Pernah tidak kita merasa diri lebih baik dari orang lain? Hayo jujur, hehehe.... Aku pernah. Merasa bersekolah lebih tinggi dari yang lain, sehingga menyimpulkan diriku lebih terdidik. Kelebihan ini sedikit banyak membuatku meremehkan orang lain, menjadi angkuh.
Ah, dia kan tak sekolah, apa bisa jadi orang sukses.
Perkataan di atas salah satu bentuk meremehkan. Berdasar pada pemikiran bahwa pendidikan adalah modal kesuksesan. Padahal, banyak orang tidak terdidik ditemukan lebih kaya dari kita, karena keuletan berusaha (catatan: bila kaya dijadikan salah satu standar sukses).
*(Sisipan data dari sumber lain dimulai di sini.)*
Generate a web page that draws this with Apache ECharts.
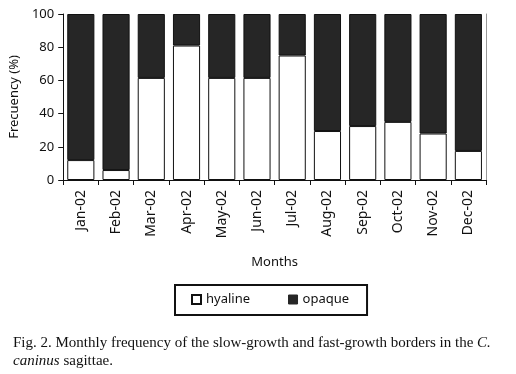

Mungkin perkataan di atas hanya tersirat dalam hati dan belum terucapkan. Syukur-syukur tidak. Tetapi, keduanya sama, telah membuka pintu keangkuhan, menyombongkan diri lebih, lebih, dan lebih dari orang lain. Tentu, ini berbahaya dan wajib diwaspadai. Jangan dilanjutkan dibuahi dan sebisa mungkin dikurangi.
Angkuh awal dari kejatuhan
"Hoogmoed komt voor de val (kesombongan berarti kejatuhan sudah dekat)"
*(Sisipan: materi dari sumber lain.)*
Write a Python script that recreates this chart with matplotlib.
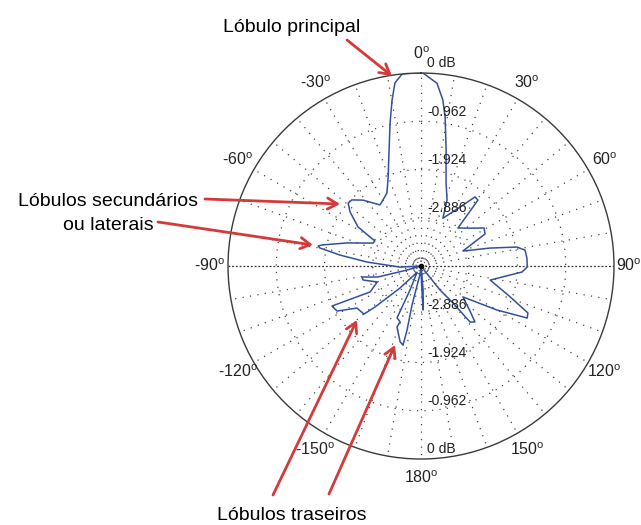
import numpy as np
import matplotlib.pyplot as plt

plt.rcParams['font.family'] = ['Liberation Sans', 'DejaVu Sans']
plt.rcParams['mathtext.default'] = 'regular'

# radiation pattern: azimuth in degrees (0 at top, clockwise) and gain in dB
theta_deg = [0, 0.6, 5.0, 7.5, 9.2, 12.2, 16.8, 21.5, 24.6,
             33.5, 38.0, 40.8, 44.2,
             52.8, 58.9, 63.4, 70.3,
             75.4, 78.8, 81.3, 85.7, 90.5, 93.4, 96.7, 101.5,
             108.8, 113.7, 116.1, 120.1, 126.4,
             131.9, 136.0, 138.8, 139.1, 141.6, 142.0,
             160.0, 175.0, 177.4, 178.5, 183.0,
             186.0, 193.0, 192.3, 192.8, 195.4, 201.5, 200.6, 204.8, 204.6, 212.0,
             223.7, 228.3, 229.9, 236.7, 241.8, 245.8, 243.0, 250.0,
             256.4, 259.4, 255.7, 254.0, 262.0,
             267.0, 274.2, 277.7, 280.1, 281.0, 282.0, 287.3, 295.6, 298.5,
             301.8, 307.3, 310.8, 313.7, 318.7, 326.1, 328.6,
             335.0, 339.7, 344.6, 347.8, 350.1, 351.9, 354.4, 356.7, 360.0]
gain_db = [0.0, 0.0, -0.19, -0.51, -0.84, -1.48, -2.12, -2.43, -2.80,
           -2.44, -2.10, -2.11, -2.79,
           -2.60, -2.38, -2.42, -2.96,
           -2.43, -1.90, -1.75, -1.73, -1.73, -1.83, -2.14, -2.44,
           -1.99, -1.52, -1.49, -2.10, -2.81,
           -2.56, -2.30, -2.36, -2.87, -3.24, -3.62,
           -3.85, -3.37, -2.97, -3.60, -3.85,
           -3.70, -3.05, -2.54, -2.23, -2.28, -2.54, -2.66, -2.71, -3.32, -3.70,
           -3.24, -2.62, -2.36, -2.32, -1.95, -1.90, -2.71, -2.92,
           -2.66, -2.65, -2.96, -3.56, -3.85,
           -3.43, -2.77, -2.22, -1.80, -1.76, -1.83, -2.30, -2.79, -2.80,
           -2.37, -2.07, -1.93, -1.94, -2.10, -2.38, -2.35,
           -2.24, -1.96, -1.45, -0.93, -0.49, -0.16, 0.0, 0.0, 0.0]

r_min = -3.848
ring_levels = [0, -0.962, -1.924, -2.886]
ring_labels = ['0 dB', '-0.962', '-1.924', '-2.886']
angle_ticks = list(range(0, 360, 30))
angle_labels = ['0', '30', '60', '90', '120', '150', '180',
                '-150', '-120', '-90', '-60', '-30']

red = '#d43a3a'
W, H = 641, 525

def fpos(x, y):
    # pixel position (from top-left) -> figure fraction
    return x / W, 1 - y / H

fig = plt.figure(figsize=(6.41, 5.25), dpi=100)
ax = fig.add_axes([0.3557, 0.1257, 0.6022, 0.7352], projection='polar')
ax.set_theta_zero_location('N')
ax.set_theta_direction(-1)
ax.set_ylim(r_min, 0)
ax.grid(False)
ax.set_xticks([])
ax.set_yticks([])
ax.spines['polar'].set_color('#3a3a3a')
ax.spines['polar'].set_linewidth(1.0)

dots = (0, (1, 5))
full = np.linspace(0, 2 * np.pi, 721)
for lvl in ring_levels[1:]:
    ax.plot(full, np.full_like(full, lvl), color='#444444', lw=0.9, ls=dots)
ax.plot(full, np.full_like(full, -3.75), color='#444444', lw=0.8, ls=(0, (1, 2)))

# spokes every 10 degrees, the 90/-90 axis drawn denser
for a in range(0, 360, 10):
    t = np.deg2rad(a)
    if a in (90, 270):
        ax.plot([t, t], [r_min, 0], color='#333333', lw=0.9, ls=(0, (1.5, 1.5)))
    else:
        ax.plot([t, t], [r_min, 0], color='#444444', lw=0.9, ls=dots)

ax.plot(np.deg2rad(theta_deg), np.clip(gain_db, r_min, 0), color='#33509c', lw=1.1)
ax.plot(0, r_min, 'o', color='k', ms=3)

r_lab = r_min + 1.098 * (0 - r_min)
r_lab_edge = r_min + 1.075 * (0 - r_min)   # keep the 90 label inside the figure
for a, lab in zip(angle_ticks, angle_labels):
    r = r_lab_edge if a == 90 else r_lab
    ax.text(np.deg2rad(a), r, lab + '$^o$', ha='center', va='center',
            fontsize=11.5, color='#222222')

for t in (0, np.pi):
    for lvl, lab in zip(ring_levels, ring_labels):
        ax.annotate(lab, xy=(t, lvl), xytext=(4.5, 7), textcoords='offset points',
                    ha='left', va='center', fontsize=10, color='#222222')

# callouts
fig.text(*fpos(292, 32), 'Lóbulo principal', ha='center', va='baseline', fontsize=14)
fig.text(*fpos(108, 206), 'Lóbulos secundários', ha='center', va='baseline', fontsize=14)
fig.text(*fpos(108, 230), 'ou laterais', ha='center', va='baseline', fontsize=14)
fig.text(*fpos(292, 520), 'Lóbulos traseiros', ha='center', va='baseline', fontsize=14)

arrows = [((347, 40), (392, 76)),
          ((205, 199), (340, 204)),
          ((158, 222), (313, 245)),
          ((273, 495), (357, 320)),
          ((329, 494), (395, 345))]
for tail, head in arrows:
    ax.annotate('', xy=fpos(*head), xytext=fpos(*tail),
                xycoords='figure fraction', textcoords='figure fraction',
                arrowprops=dict(arrowstyle='->,head_length=0.7,head_width=0.4',
                                color=red, lw=2.0, shrinkA=0, shrinkB=0))

fig.savefig('out.png', dpi=100)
Aku ingat betul Prof Sahetapy pernah mengatakan ini di acara diskusi salah satu televisi swasta. Beliau mengingatkan peserta yang hadir, untuk tidak sombong atas segala yang dicapainya.
Aku sepenuhnya sependapat. Banyak orang yang sedang nyaman di masa kejayaannya, jatuh karena kesombongan. Semua agama pun sepertinya sepakat mengajarkan agar menjauhkan diri dari kesombongan. Efek lainnya, orang di sekitar menilai negatif atas diri kita. Tutur kata bernada angkuh, sampai kapanpun tak enak didengar.
Ilmu padi
"As for me, all I know that I know nothing. Aku tahu bahwa aku tidak tahu apa-apa."
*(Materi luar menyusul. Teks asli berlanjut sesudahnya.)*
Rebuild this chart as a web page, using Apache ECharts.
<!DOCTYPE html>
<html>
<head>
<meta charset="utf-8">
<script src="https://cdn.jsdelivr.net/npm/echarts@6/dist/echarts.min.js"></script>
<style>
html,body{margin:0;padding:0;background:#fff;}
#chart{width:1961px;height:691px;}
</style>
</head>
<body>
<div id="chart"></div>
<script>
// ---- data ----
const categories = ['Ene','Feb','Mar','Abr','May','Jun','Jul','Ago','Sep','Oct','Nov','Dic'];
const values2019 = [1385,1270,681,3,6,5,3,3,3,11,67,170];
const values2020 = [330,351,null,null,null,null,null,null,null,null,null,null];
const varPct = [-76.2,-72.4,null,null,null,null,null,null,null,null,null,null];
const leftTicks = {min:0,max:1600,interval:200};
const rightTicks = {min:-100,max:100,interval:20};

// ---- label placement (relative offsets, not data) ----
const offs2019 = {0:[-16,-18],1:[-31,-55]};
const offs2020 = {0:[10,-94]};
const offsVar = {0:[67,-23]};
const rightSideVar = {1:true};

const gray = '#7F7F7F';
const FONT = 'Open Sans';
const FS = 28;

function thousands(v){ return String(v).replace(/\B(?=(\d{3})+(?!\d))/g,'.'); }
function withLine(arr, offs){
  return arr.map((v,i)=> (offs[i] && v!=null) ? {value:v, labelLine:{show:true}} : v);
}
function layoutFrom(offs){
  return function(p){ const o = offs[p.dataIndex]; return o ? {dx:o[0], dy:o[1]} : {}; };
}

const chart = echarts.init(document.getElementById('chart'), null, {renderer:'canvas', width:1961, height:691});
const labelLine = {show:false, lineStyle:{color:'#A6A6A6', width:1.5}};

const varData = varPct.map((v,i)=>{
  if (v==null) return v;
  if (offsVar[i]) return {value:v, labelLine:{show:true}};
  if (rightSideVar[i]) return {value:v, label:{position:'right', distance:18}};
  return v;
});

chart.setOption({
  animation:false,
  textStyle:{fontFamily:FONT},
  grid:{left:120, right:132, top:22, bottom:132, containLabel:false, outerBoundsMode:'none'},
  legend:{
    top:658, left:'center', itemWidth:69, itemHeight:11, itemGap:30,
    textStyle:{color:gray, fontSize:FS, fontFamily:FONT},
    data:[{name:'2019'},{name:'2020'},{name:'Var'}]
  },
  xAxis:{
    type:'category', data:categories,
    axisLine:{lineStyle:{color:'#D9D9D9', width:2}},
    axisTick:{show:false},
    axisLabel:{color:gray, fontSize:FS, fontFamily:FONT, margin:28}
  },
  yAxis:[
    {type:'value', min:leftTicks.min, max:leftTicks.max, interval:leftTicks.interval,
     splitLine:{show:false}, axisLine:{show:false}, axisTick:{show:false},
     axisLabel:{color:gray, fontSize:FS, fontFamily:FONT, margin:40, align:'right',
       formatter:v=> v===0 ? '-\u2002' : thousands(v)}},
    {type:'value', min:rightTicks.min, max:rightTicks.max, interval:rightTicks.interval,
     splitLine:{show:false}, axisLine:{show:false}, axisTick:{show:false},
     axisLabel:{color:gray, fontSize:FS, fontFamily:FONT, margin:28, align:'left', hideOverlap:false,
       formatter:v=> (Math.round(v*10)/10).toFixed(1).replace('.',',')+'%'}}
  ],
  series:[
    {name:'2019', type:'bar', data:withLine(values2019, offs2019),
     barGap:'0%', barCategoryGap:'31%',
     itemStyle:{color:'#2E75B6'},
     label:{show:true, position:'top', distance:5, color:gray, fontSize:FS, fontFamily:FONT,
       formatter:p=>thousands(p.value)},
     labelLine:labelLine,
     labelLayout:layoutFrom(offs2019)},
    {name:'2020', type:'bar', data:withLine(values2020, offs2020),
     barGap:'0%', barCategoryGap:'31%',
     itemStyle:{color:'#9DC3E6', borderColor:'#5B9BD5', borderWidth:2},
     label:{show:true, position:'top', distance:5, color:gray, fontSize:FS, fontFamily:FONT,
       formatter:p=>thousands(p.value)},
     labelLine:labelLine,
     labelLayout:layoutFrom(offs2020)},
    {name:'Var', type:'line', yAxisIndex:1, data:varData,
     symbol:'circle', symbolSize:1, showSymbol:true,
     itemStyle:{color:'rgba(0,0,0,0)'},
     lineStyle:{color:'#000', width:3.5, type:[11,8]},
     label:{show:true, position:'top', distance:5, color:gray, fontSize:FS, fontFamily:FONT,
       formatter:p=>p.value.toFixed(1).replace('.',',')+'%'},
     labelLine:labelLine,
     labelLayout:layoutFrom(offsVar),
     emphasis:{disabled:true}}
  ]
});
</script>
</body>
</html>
Pernyataan Socrates ini bisa menjadi rem bila "merasa lebih baik" datang. Seorang filsuf yang pemikirannya banyak dipakai orang, merasa tidak lebih baik dari orang lain, bahkan mengakui dirinya tidak tahu apa-apa. Rendah hati tecermin di sini. Ibarat ilmu padi, semakin berisi semakin merunduk.